Panasonic and HP's ruggedized laptops worked but generally seem to run a generation behind, cost a BUNCH more, and get left behind because they are like a ton of bricks in a backpack. Nice machines but budget busters and you can't use what you don't carry along.
HP's regular laptops haven't been any better or worse than the Dells work-wise for some folks we've worked with, but in college use, our little parent collective thinks that they fail a little more often and it's a pain to clean out the bloatware.
The worst have been everything we've gotten from Sony. Girls LOVE the looks. We bought them for the features and using their products is great while they work, but they're not made for our environment. We've killed every camera and laptop we've gotten. Well, a Columbian Army jeep did run over the last laptop, but that's another story.

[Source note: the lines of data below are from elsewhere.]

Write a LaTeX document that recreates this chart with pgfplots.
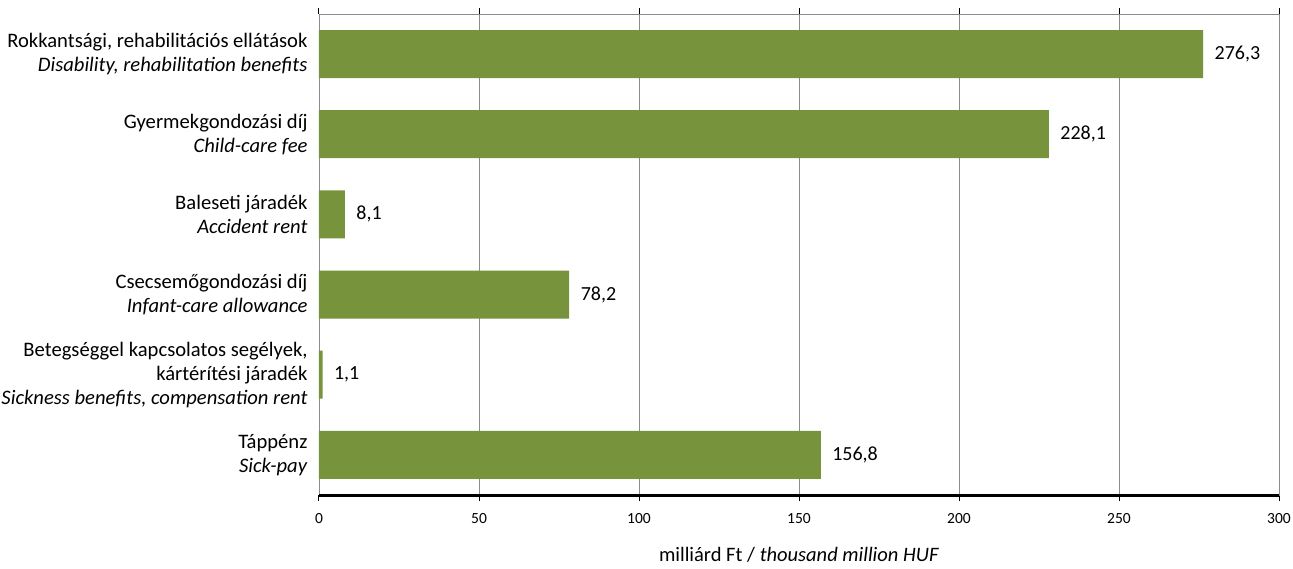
\documentclass[border=0pt]{standalone}
\usepackage{pgfplots}
\pgfplotsset{compat=1.18}
\usepackage{fontspec}
\setmainfont{Carlito}
\definecolor{barg}{HTML}{77933C}
\definecolor{gridg}{HTML}{8C8C8C}
\begin{document}
\begin{tikzpicture}
\path[use as bounding box] (0,0) rectangle (1293pt,568pt);
\begin{axis}[
  at={(319pt,73pt)}, anchor=south west,
  scale only axis, width=960pt, height=481pt,
  xbar, bar width=48pt,
  xmin=0, xmax=300, ymin=-0.5, ymax=5.5,
  xtick={0,50,...,300},
  ytick={0,1,2,3,4,5},
  yticklabels={
    {Táppénz\\\textit{Sick-pay}},
    {Betegséggel kapcsolatos segélyek,\\kártérítési járadék\\\textit{Sickness benefits, compensation rent}},
    {Csecsemőgondozási díj\\\textit{Infant-care allowance}},
    {Baleseti járadék\\\textit{Accident rent}},
    {Gyermekgondozási díj\\\textit{Child-care fee}},
    {Rokkantsági, rehabilitációs ellátások\\\textit{Disability, rehabilitation benefits}}
  },
  yticklabel style={align=right, font=\fontsize{20.6}{23.8}\selectfont, xshift=-2pt},
  ytick style={draw=none},
  xticklabel style={font=\fontsize{15.5}{18}\selectfont, yshift=-9pt},
  /pgf/number format/assume math mode=true,
  tick align=outside, major tick length=6pt,
  xtick style={black, line width=1pt},
  xmajorgrids, grid style={gridg, line width=0.8pt},
  axis line style={gridg, line width=0.8pt},
  xlabel={milliárd Ft / \textit{thousand million HUF}},
  xlabel style={at={(rel axis cs:0.5,0)}, anchor=center, yshift=-60pt, font=\fontsize{20.5}{24}\selectfont},
  nodes near coords,
  nodes near coords style={font=\fontsize{20}{24}\selectfont, anchor=west, xshift=8pt,
    /pgf/number format/.cd, use comma, fixed, fixed zerofill, precision=1, assume math mode=true},
  clip=false,
]
\addplot[fill=barg, draw=none] coordinates {
  (156.8,0) (1.1,1) (78.2,2) (8.1,3) (228.1,4) (276.3,5)
};
\draw[black, line width=3pt] (rel axis cs:0,0) -- (rel axis cs:1,0);
\end{axis}
\end{tikzpicture}
\end{document}
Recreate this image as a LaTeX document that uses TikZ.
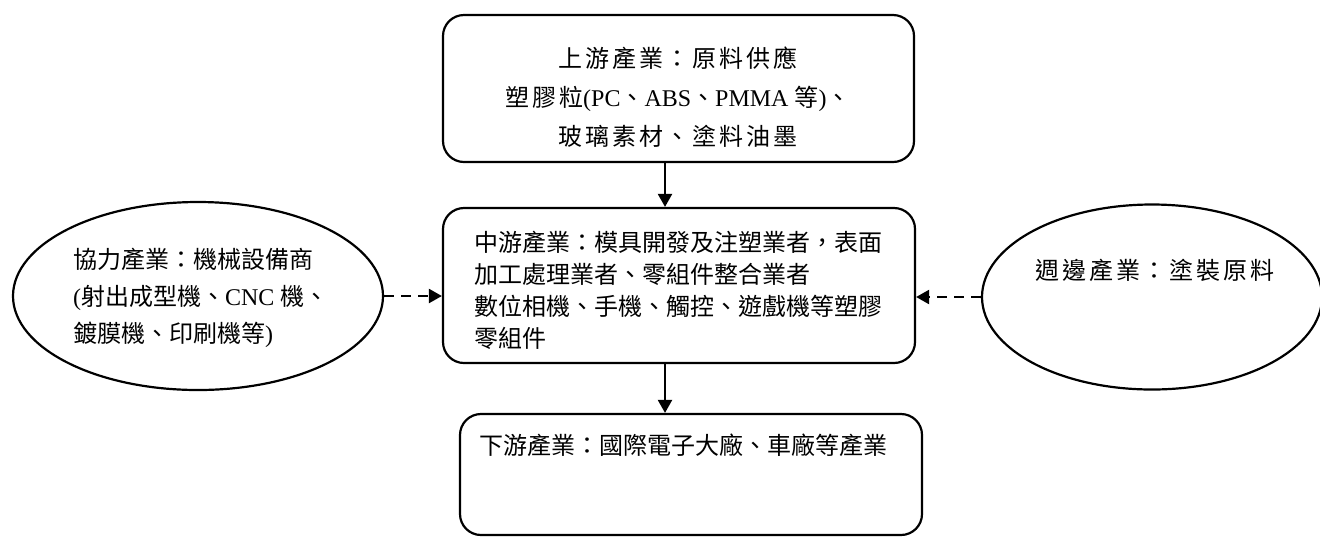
\documentclass[tikz,border=0pt]{standalone}
\usepackage{fontspec}
\setmainfont{Liberation Serif}
\newfontfamily\cjk{Noto Sans CJK TC}
\newfontfamily\cjkwide[LetterSpace=12]{Noto Sans CJK TC}
\usetikzlibrary{arrows.meta,shapes.geometric}

\begin{document}
\begin{tikzpicture}[x=0.5pt, y=-0.5pt, line width=1.1pt,
  box/.style={draw, rounded corners=10.5pt, inner sep=0pt},
  oval/.style={draw, ellipse, inner sep=0pt},
  txt/.style={inner sep=0pt, font=\cjk\fontsize{12}{16}\selectfont},
  side/.style={dash pattern=on 5pt off 3.5pt},
  >={Triangle[length=6.5pt,width=7pt]}]
\useasboundingbox (0,0) rectangle (1320,537);

\node[box, minimum width=235.5pt, minimum height=73.5pt] (up) at (678.5,88.5) {};
\node[box, minimum width=236pt, minimum height=77.5pt] (mid) at (679,285.5) {};
\node[box, minimum width=231pt, minimum height=60.5pt] (down) at (691,474.5) {};
\node[oval, minimum width=185pt, minimum height=94pt] (coop) at (198,296) {};
\node[oval, minimum width=170pt, minimum height=92.5pt] (peri) at (1152,297) {};

\node[txt, font=\cjkwide\fontsize{12}{19.5}\selectfont, align=center] (upt) at (678,97.5)
  {上游產業：原料供應\\塑膠粒{\rmfamily(PC}、{\rmfamily ABS}、{\rmfamily PMMA }等{\rmfamily)}、\\玻璃素材、塗料油墨};
\node[txt, anchor=west, align=left] (midt) at (473,290)
  {中游產業：模具開發及注塑業者，表面\\加工處理業者、零組件整合業者\\數位相機、手機、觸控、遊戲機等塑膠\\零組件};
\node[txt, anchor=west] (downt) at (478,445) {下游產業：國際電子大廠、車廠等產業};
\node[txt, font=\cjk\fontsize{12}{18.5}\selectfont, anchor=west, align=left] (coopt) at (72,298)
  {協力產業：機械設備商\\{\rmfamily(}射出成型機、{\rmfamily CNC }機、\\鍍膜機、印刷機等{\rmfamily)}};
\node[txt, font=\cjkwide\fontsize{12}{16}\selectfont] (perit) at (1155,270) {週邊產業：塗裝原料};

\coordinate (axis) at (665,0);
\draw[->] (up.south -| axis) -- (mid.north -| axis);
\draw[->] (mid.south -| axis) -- (down.north -| axis);
\draw[->, side] (coop.east) -- (coop.east -| mid.west);
\draw[->, side] (peri.west) -- (peri.west -| mid.east);
\end{tikzpicture}
\end{document}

On the upside and for outdoor/travel use, most of the netbooks have been really hard to beat, so much so that many of our field guys have bought them on their own buck. Bootup time of 25 seconds to back up field photos, place captions, and type notes on a work break. Newer ones have built-in aircards. If you keep them in a ty-wrapped plastic bag with some paper towels they work in the rain (laptops are too big), batteries can go 6-8 hours on an airplane ride (my Dell laptop sure can't), not too big for a seatback tray, and when they die (rarely) you just throw the thumb-stick in another one for cheap. Downsides are the external DVD drives, slower use of Powerpoint and other memory/processor intensive use, and smaller screens/keyboards.
I think tablets are up & coming, once we get past some hurdles. The touch screens are only good for a limited life, we need to figure out how to protect the screens for that amount of time, and the guys who tried the last generation for us said they were tempermental with weather.